Larcenet resumiu este álbum da seguinte forma: “É a história de um fotógrafo cansado, duma rapariga paciente, de horrores do dia a dia e de um gato chato”. Marco, a personagem principal, é o fotógrafo e está cansado de percorrer o mundo à procura de “cadáveres exóticos”. Há anos que tenta exorcizar os seus demónios, e os ataques de pânico que o assombram regularmente, através da psicanálise, mas sem resultado. Farto da vida que leva, Marco decide trocar Paris por uma casa no campo. Mas, antes disso, conhecemos os seus próximos: o irmão de Marco (que lhe propõe um remédio, segundo ele, mais eficaz que a psicanálise para arejar o cérebro: fumar ganzas e jogar playstaion) que ficou em Paris com a sua esposa indulgente; e os pais de Marco: um velhote com problemas de memória e uma mãe, chata como se quer, mas sempre preocupada. No campo espera-o Adolf, o seu gato, que foi assim baptizado devido ao seu carácter difícil. É graças a Adolf que Marco vai conhecer Emilie, a simpática veterinária que depois de tratar do gato se vai interessar pelas feridas existenciais do dono. Para completar o lote de personagens só falta o pescador castiço, o único amigo que Marco tem no campo, que se revela uma caricatura da França profunda que vota Front National e se lembra saudosamente da guerra da independência argelina. Marco parece ter reunido todas as condições para um novo começo no seu retiro campestre, mas os seus medos e as crises de pânico, paralisam-no no momento de tomar decisões.

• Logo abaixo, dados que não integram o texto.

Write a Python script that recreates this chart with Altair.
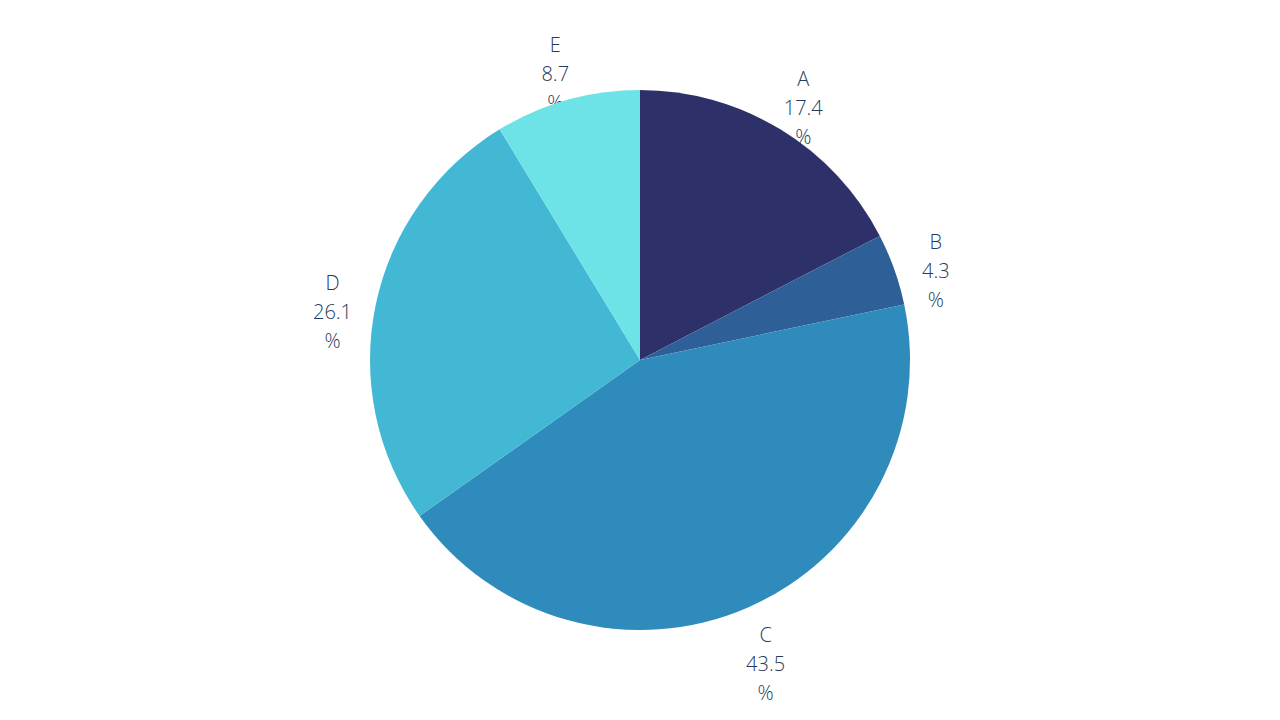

Esta é a história de um homem saturado da sociedade onde vive e que decide isolar-se do mundo. É o eterno tema da procura de si mesmo, da passagem à idade adulta e de todas as angústias de quem se interroga sobre o sentido da nossa existência. E é aqui que Larcenet é prodigioso, pois consegue abordar estes temas tão complicados de uma forma ligeira, humana e por vezes cómica. O tom intimista deste álbum contribui em muito para este facto, é difícil não nos identificarmos com esta personagem vulnerável e neurótica que fica apavorado com a sugestão da sua namorada de terem uma vida de casal ordinária.
O traço é típico de Larcenet, divertido e despretensioso, chega a ser tão simples que pode parecer infantil. Só que a simplicidade do traço cola perfeitamente com a personagem de Marco. As personagens são muito expressivas, basta ver a cara de cada um para percebermos imediatamente o seu estado de espírito e muitos dos efeitos cómicos são conseguidos graças à expressão facial das personagens. Além disso, Larcenet alterna páginas coloridas, onde é retratado o quotidiano de Marco, e páginas em tons sépia, onde o herói se abandona às suas reflexões sobre a condição humana.
A história banal de Marco, o seu combate contra si próprio, as suas angústias, as suas interrogações, os seus sentimentos e as suas reflexões tocam inevitavelmente o leitor. A magia desta história tão humana reside no facto de não ter qualquer tipo de pretensão, de conseguir equilíbrio perfeito entre comédia e filosofia, e de nos deixar com um sorriso bem disposto quando acabamos de ler a última página. Adorei e recomendo sem qualquer restrição esta obra-prima da 9ª arte (só falta que alguém traduza isto para português).

P.S: Le Combat Ordinaire nº2 está ao mesmo nível deste 1º tomo.